O Mestre Geral Representante, Francisco Herculano de Oliveira, de 77 anos, pediu à irmandade que apoie no que for possível o presidente do Memorial Mestre Gabriel, Plínio Martins de Oliveira, dentro de suas atribuições. Ele afirmou que o trabalho que será realizado no terreno onde residia o fundador da União do Vegetal é importante para dar à sociedade uma demonstração do que representa a UDV.

“Nós que estamos aqui sabemos muito bem o que significa esse chá misterioso. Mas é bom mostrar isso às demais pessoas. Desejo que Mestre Gabriel, o nosso guia espiritual, esteja sempre presente em nossas vidas. E que este memorial receba o auxílio de todos os sócios, não somente dos que residem em Porto Velho. Apoio é fundamental, principalmente no início desse trabalho”, acrescentou Mestre Herculano.

Cápsula

Após a composição da mesa e depois do pronunciamento de fundadores do Centro Espírita Beneficente União do Vegetal e do secretário Francisco Leilson “Chicão”, houve o lançamento da cápsula do tempo. Trata-se de uma urna hermeticamente fechada onde são colocados alguns documentos para a posteridade.

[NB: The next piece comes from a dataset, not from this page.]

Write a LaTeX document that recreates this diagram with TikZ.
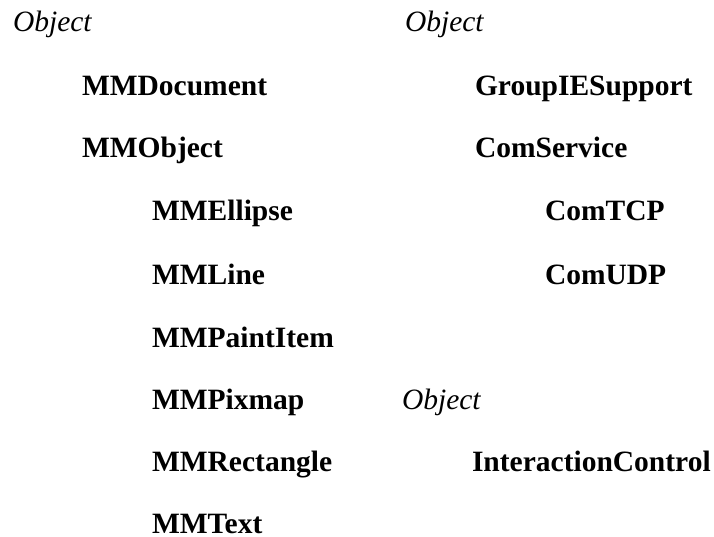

O Mestre José Carlos Garcia colocou cópia do estatuto do Memorial José Gabriel da Costa, enquanto Mestre Braga inseriu na cápsula exemplares de jornais que noticiaram o lançamento da pedra fundamental. A Conselheira Dioneia Braga colocou cópia de uma carta enviada pelo Mestre Gabriel ao Bacurau, um dos primeiros discípulos do Mestre. A Conselheira Jandira Gabriel inseriu cópia de um documento publicado por Mestre Gabriel no jornal Alto Madeira, chamado “Velado enquanto dorme”.

Logomarca

A logomarca da Associação José Gabriel da Costa foi desenvolvida pelo design gráfico Walter Badaró e traz em sua composição a forma de um selo inspirado nas diversas cartas que o Mestre Gabriel mandou aos seus discípulos conceituando desta forma o caráter da Associação de ser um Memorial. A imagem de uma casinha representando a antiga sede sob o sol, lua e estrela trazendo o Símbolo da União representa a recriação da UDV.

No final da solenidade o Mestre Carmiro Gabriel depositou sob a cápsula a tampa de isolamento e Getúlio Gabriel a fixou com argamassa e areia.